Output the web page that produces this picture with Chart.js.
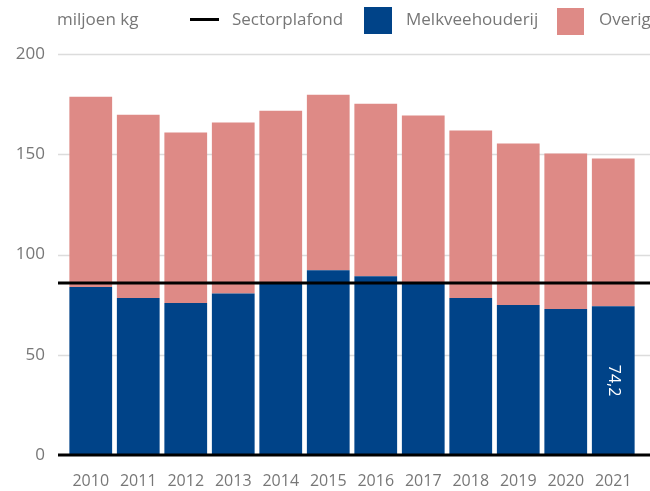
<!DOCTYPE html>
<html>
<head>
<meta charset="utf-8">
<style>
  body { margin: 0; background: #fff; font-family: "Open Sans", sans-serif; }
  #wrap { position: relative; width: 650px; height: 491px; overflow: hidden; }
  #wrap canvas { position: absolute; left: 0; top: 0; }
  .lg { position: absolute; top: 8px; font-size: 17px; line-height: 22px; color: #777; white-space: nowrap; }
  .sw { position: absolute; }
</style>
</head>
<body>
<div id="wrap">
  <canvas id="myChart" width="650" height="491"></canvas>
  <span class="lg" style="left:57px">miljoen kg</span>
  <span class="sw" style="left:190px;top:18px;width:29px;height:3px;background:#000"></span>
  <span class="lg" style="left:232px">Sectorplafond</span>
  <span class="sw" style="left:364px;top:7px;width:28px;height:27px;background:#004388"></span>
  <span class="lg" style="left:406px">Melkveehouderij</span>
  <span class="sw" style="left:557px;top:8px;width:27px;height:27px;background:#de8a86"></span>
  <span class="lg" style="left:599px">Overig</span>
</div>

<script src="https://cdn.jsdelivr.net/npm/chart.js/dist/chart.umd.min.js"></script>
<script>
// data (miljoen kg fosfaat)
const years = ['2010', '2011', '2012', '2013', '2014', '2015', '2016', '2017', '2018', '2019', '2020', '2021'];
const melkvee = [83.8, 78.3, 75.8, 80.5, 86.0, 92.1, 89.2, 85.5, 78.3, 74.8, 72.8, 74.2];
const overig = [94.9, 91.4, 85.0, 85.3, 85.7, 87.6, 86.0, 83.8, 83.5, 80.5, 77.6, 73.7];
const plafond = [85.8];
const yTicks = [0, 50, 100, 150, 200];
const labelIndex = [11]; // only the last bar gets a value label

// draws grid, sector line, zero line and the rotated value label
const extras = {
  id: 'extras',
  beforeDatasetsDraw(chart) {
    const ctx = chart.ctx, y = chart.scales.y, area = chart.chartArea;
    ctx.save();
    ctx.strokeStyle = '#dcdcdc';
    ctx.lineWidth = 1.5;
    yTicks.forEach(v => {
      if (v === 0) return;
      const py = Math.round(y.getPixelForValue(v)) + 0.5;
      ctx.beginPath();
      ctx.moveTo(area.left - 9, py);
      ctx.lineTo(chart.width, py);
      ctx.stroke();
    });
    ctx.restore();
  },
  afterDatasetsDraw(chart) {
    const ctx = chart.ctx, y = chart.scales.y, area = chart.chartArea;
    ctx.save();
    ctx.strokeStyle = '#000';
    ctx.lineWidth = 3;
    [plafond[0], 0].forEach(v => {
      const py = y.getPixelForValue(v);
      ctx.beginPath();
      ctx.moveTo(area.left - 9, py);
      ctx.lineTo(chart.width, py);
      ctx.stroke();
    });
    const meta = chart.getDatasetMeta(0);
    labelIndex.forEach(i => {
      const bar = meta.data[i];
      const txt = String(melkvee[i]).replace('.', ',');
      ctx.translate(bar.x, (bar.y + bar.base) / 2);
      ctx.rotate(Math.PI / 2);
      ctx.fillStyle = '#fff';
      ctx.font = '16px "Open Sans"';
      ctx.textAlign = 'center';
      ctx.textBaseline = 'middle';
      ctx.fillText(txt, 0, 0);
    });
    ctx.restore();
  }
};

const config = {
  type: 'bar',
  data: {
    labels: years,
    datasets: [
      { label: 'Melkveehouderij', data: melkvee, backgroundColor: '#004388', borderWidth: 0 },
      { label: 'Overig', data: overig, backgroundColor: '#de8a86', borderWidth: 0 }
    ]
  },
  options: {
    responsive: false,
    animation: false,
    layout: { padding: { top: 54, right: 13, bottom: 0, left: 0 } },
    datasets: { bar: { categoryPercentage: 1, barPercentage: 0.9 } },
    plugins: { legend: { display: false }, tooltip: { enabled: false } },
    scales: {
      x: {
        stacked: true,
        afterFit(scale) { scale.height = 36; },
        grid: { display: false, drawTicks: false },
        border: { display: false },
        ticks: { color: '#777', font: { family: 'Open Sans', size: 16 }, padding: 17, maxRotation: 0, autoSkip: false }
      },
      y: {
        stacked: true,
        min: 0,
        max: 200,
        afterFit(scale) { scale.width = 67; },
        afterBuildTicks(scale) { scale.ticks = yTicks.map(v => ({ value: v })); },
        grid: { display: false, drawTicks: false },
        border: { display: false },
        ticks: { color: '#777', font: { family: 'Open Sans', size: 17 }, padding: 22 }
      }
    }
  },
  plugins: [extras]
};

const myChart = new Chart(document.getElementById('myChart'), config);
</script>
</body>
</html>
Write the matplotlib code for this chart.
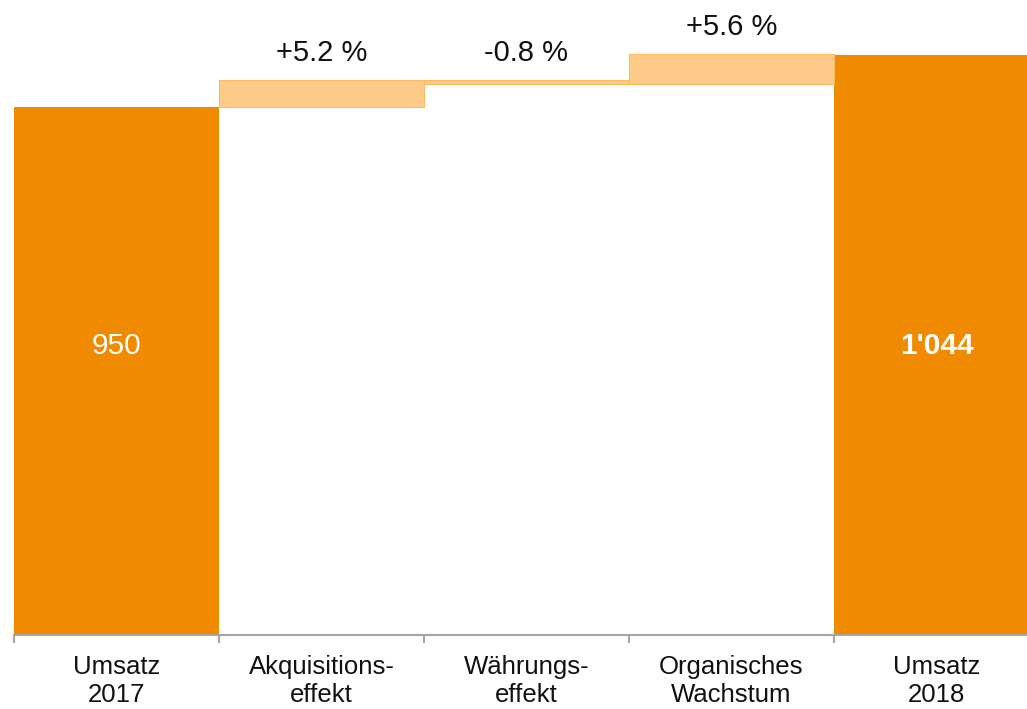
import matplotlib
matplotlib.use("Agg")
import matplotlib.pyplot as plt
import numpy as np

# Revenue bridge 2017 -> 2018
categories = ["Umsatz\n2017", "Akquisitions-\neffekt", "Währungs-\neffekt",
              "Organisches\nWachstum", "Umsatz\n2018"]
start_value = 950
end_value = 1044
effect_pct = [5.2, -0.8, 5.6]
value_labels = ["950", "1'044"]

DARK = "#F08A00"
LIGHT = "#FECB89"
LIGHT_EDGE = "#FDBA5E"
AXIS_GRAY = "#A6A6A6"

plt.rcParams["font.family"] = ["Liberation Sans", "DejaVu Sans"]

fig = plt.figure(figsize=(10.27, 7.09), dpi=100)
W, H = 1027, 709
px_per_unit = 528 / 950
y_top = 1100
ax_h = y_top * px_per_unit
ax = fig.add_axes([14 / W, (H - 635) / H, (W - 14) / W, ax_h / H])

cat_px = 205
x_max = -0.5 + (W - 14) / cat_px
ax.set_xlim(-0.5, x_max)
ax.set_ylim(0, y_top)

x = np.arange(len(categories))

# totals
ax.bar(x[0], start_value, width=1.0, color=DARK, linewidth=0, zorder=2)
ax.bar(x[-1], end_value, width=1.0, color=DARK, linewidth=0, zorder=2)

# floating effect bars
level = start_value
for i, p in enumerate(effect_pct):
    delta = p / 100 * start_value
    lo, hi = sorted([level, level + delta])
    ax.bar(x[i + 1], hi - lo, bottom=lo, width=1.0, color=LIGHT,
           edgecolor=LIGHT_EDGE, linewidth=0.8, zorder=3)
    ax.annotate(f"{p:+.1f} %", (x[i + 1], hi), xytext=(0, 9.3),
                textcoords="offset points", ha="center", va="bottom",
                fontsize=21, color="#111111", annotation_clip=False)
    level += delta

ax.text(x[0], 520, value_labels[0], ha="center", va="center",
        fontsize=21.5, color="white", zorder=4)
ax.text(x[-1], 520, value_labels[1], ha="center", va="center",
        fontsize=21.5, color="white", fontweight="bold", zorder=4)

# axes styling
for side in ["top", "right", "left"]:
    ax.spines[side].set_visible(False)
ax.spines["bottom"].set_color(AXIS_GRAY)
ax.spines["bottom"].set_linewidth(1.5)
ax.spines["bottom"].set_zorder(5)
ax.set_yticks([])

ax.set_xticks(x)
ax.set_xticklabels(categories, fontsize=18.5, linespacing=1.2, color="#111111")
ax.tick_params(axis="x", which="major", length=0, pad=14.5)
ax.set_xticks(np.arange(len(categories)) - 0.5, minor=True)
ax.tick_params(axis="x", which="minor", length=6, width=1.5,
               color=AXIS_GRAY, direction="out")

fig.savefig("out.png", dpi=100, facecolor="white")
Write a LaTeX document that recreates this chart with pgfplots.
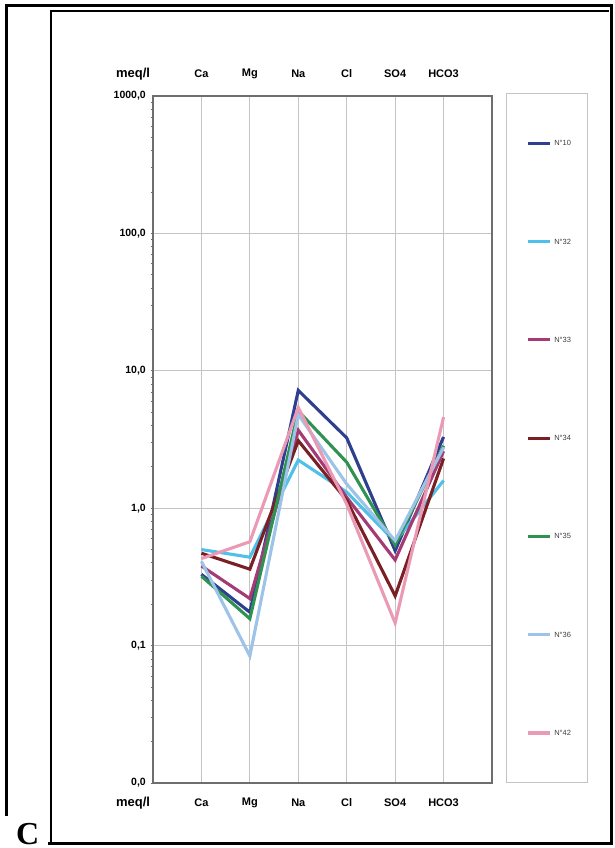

------------------------------------------------------------

## [Problem to solve]
The records above must be transcribed exactly. Pictures are left out of the copy.

## [Task solution]
Output the web page that produces this picture with Chart.js.
<!DOCTYPE html>
<html>
<head>
<meta charset="utf-8">
<style>
  body { margin: 0; background: #fff; font-family: "Open Sans", sans-serif; }
  #wrap { position: relative; width: 650px; height: 491px; overflow: hidden; }
  #wrap canvas { position: absolute; left: 0; top: 0; }
  .lg { position: absolute; top: 8px; font-size: 17px; line-height: 22px; color: #777; white-space: nowrap; }
  .sw { position: absolute; }
</style>
</head>
<body>
<div id="wrap">
  <canvas id="myChart" width="650" height="491"></canvas>
  <span class="lg" style="left:57px">miljoen kg</span>
  <span class="sw" style="left:190px;top:18px;width:29px;height:3px;background:#000"></span>
  <span class="lg" style="left:232px">Sectorplafond</span>
  <span class="sw" style="left:364px;top:7px;width:28px;height:27px;background:#004388"></span>
  <span class="lg" style="left:406px">Melkveehouderij</span>
  <span class="sw" style="left:557px;top:8px;width:27px;height:27px;background:#de8a86"></span>
  <span class="lg" style="left:599px">Overig</span>
</div>

<script src="https://cdn.jsdelivr.net/npm/chart.js/dist/chart.umd.min.js"></script>
<script>
// data (miljoen kg fosfaat)
const years = ['2010', '2011', '2012', '2013', '2014', '2015', '2016', '2017', '2018', '2019', '2020', '2021'];
const melkvee = [83.8, 78.3, 75.8, 80.5, 86.0, 92.1, 89.2, 85.5, 78.3, 74.8, 72.8, 74.2];
const overig = [94.9, 91.4, 85.0, 85.3, 85.7, 87.6, 86.0, 83.8, 83.5, 80.5, 77.6, 73.7];
const plafond = [85.8];
const yTicks = [0, 50, 100, 150, 200];
const labelIndex = [11]; // only the last bar gets a value label

// draws grid, sector line, zero line and the rotated value label
const extras = {
  id: 'extras',
  beforeDatasetsDraw(chart) {
    const ctx = chart.ctx, y = chart.scales.y, area = chart.chartArea;
    ctx.save();
    ctx.strokeStyle = '#dcdcdc';
    ctx.lineWidth = 1.5;
    yTicks.forEach(v => {
      if (v === 0) return;
      const py = Math.round(y.getPixelForValue(v)) + 0.5;
      ctx.beginPath();
      ctx.moveTo(area.left - 9, py);
      ctx.lineTo(chart.width, py);
      ctx.stroke();
    });
    ctx.restore();
  },
  afterDatasetsDraw(chart) {
    const ctx = chart.ctx, y = chart.scales.y, area = chart.chartArea;
    ctx.save();
    ctx.strokeStyle = '#000';
    ctx.lineWidth = 3;
    [plafond[0], 0].forEach(v => {
      const py = y.getPixelForValue(v);
      ctx.beginPath();
      ctx.moveTo(area.left - 9, py);
      ctx.lineTo(chart.width, py);
      ctx.stroke();
    });
    const meta = chart.getDatasetMeta(0);
    labelIndex.forEach(i => {
      const bar = meta.data[i];
      const txt = String(melkvee[i]).replace('.', ',');
      ctx.translate(bar.x, (bar.y + bar.base) / 2);
      ctx.rotate(Math.PI / 2);
      ctx.fillStyle = '#fff';
      ctx.font = '16px "Open Sans"';
      ctx.textAlign = 'center';
      ctx.textBaseline = 'middle';
      ctx.fillText(txt, 0, 0);
    });
    ctx.restore();
  }
};

const config = {
  type: 'bar',
  data: {
    labels: years,
    datasets: [
      { label: 'Melkveehouderij', data: melkvee, backgroundColor: '#004388', borderWidth: 0 },
      { label: 'Overig', data: overig, backgroundColor: '#de8a86', borderWidth: 0 }
    ]
  },
  options: {
    responsive: false,
    animation: false,
    layout: { padding: { top: 54, right: 13, bottom: 0, left: 0 } },
    datasets: { bar: { categoryPercentage: 1, barPercentage: 0.9 } },
    plugins: { legend: { display: false }, tooltip: { enabled: false } },
    scales: {
      x: {
        stacked: true,
        afterFit(scale) { scale.height = 36; },
        grid: { display: false, drawTicks: false },
        border: { display: false },
        ticks: { color: '#777', font: { family: 'Open Sans', size: 16 }, padding: 17, maxRotation: 0, autoSkip: false }
      },
      y: {
        stacked: true,
        min: 0,
        max: 200,
        afterFit(scale) { scale.width = 67; },
        afterBuildTicks(scale) { scale.ticks = yTicks.map(v => ({ value: v })); },
        grid: { display: false, drawTicks: false },
        border: { display: false },
        ticks: { color: '#777', font: { family: 'Open Sans', size: 17 }, padding: 22 }
      }
    }
  },
  plugins: [extras]
};

const myChart = new Chart(document.getElementById('myChart'), config);
</script>
</body>
</html>
Write the matplotlib code for this chart.
import matplotlib
matplotlib.use("Agg")
import matplotlib.pyplot as plt
import numpy as np

# Revenue bridge 2017 -> 2018
categories = ["Umsatz\n2017", "Akquisitions-\neffekt", "Währungs-\neffekt",
              "Organisches\nWachstum", "Umsatz\n2018"]
start_value = 950
end_value = 1044
effect_pct = [5.2, -0.8, 5.6]
value_labels = ["950", "1'044"]

DARK = "#F08A00"
LIGHT = "#FECB89"
LIGHT_EDGE = "#FDBA5E"
AXIS_GRAY = "#A6A6A6"

plt.rcParams["font.family"] = ["Liberation Sans", "DejaVu Sans"]

fig = plt.figure(figsize=(10.27, 7.09), dpi=100)
W, H = 1027, 709
px_per_unit = 528 / 950
y_top = 1100
ax_h = y_top * px_per_unit
ax = fig.add_axes([14 / W, (H - 635) / H, (W - 14) / W, ax_h / H])

cat_px = 205
x_max = -0.5 + (W - 14) / cat_px
ax.set_xlim(-0.5, x_max)
ax.set_ylim(0, y_top)

x = np.arange(len(categories))

# totals
ax.bar(x[0], start_value, width=1.0, color=DARK, linewidth=0, zorder=2)
ax.bar(x[-1], end_value, width=1.0, color=DARK, linewidth=0, zorder=2)

# floating effect bars
level = start_value
for i, p in enumerate(effect_pct):
    delta = p / 100 * start_value
    lo, hi = sorted([level, level + delta])
    ax.bar(x[i + 1], hi - lo, bottom=lo, width=1.0, color=LIGHT,
           edgecolor=LIGHT_EDGE, linewidth=0.8, zorder=3)
    ax.annotate(f"{p:+.1f} %", (x[i + 1], hi), xytext=(0, 9.3),
                textcoords="offset points", ha="center", va="bottom",
                fontsize=21, color="#111111", annotation_clip=False)
    level += delta

ax.text(x[0], 520, value_labels[0], ha="center", va="center",
        fontsize=21.5, color="white", zorder=4)
ax.text(x[-1], 520, value_labels[1], ha="center", va="center",
        fontsize=21.5, color="white", fontweight="bold", zorder=4)

# axes styling
for side in ["top", "right", "left"]:
    ax.spines[side].set_visible(False)
ax.spines["bottom"].set_color(AXIS_GRAY)
ax.spines["bottom"].set_linewidth(1.5)
ax.spines["bottom"].set_zorder(5)
ax.set_yticks([])

ax.set_xticks(x)
ax.set_xticklabels(categories, fontsize=18.5, linespacing=1.2, color="#111111")
ax.tick_params(axis="x", which="major", length=0, pad=14.5)
ax.set_xticks(np.arange(len(categories)) - 0.5, minor=True)
ax.tick_params(axis="x", which="minor", length=6, width=1.5,
               color=AXIS_GRAY, direction="out")

fig.savefig("out.png", dpi=100, facecolor="white")
Write a LaTeX document that recreates this chart with pgfplots.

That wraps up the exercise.